The project also has backing from the centre-left, with just half of Socialist Party voters rejecting the move, while a slim majority of those supporting French President Emmanuel Macron’s Renaissance party are also said to be in favour.

Sentiments regarding the issue also appear to be slowly starting to shift in Brussels, with Berlaymont insisting that the European Commission is open to some sort of blockade being implemented. That is despite EC President Ursula von der Leyen repeatedly insisting that the bloc must meet its humanitarian obligations.

Even establishment politicians within traditionally pro-mass migration Germany are beginning to change their tune on Europe’s asylum surge.

With the pro-borders Alternative für Deutschland (AfD) party gaining in popularity across the country, numerous parties have started to take a harsher stance on illegal immigration.

Ricarda Lang, the co-leader of the country’s Green party, has joined the debate on the anti-open borders side, attacking her coalition partners in the Social Democratic Party (SPD) and Free Democratic Party (FDP) for not doing enough to ensure rejected asylum seekers are deported.

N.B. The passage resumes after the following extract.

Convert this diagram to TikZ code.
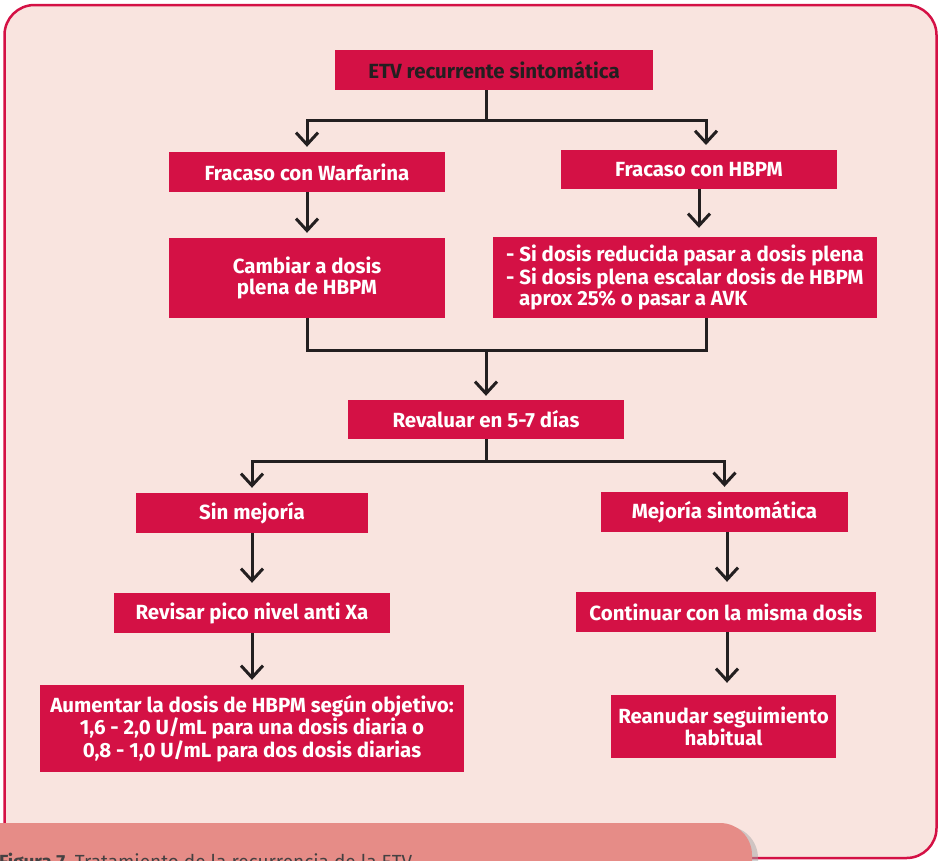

Junge Union, the youth wing of the centre-right Christian Democratic Union (CDU), has demanded that rejected asylum seekers who cannot be deported should be detained instead.

“Rejected asylum seekers who cannot be deported must stay in return centres according to the Danish model,” said Junge Union leader Johannes Winkel.

The senior official went on to accuse those who opposed a tougher stance on migration of “irresponsibility”, adding that they were engaging in a “denial of reality”.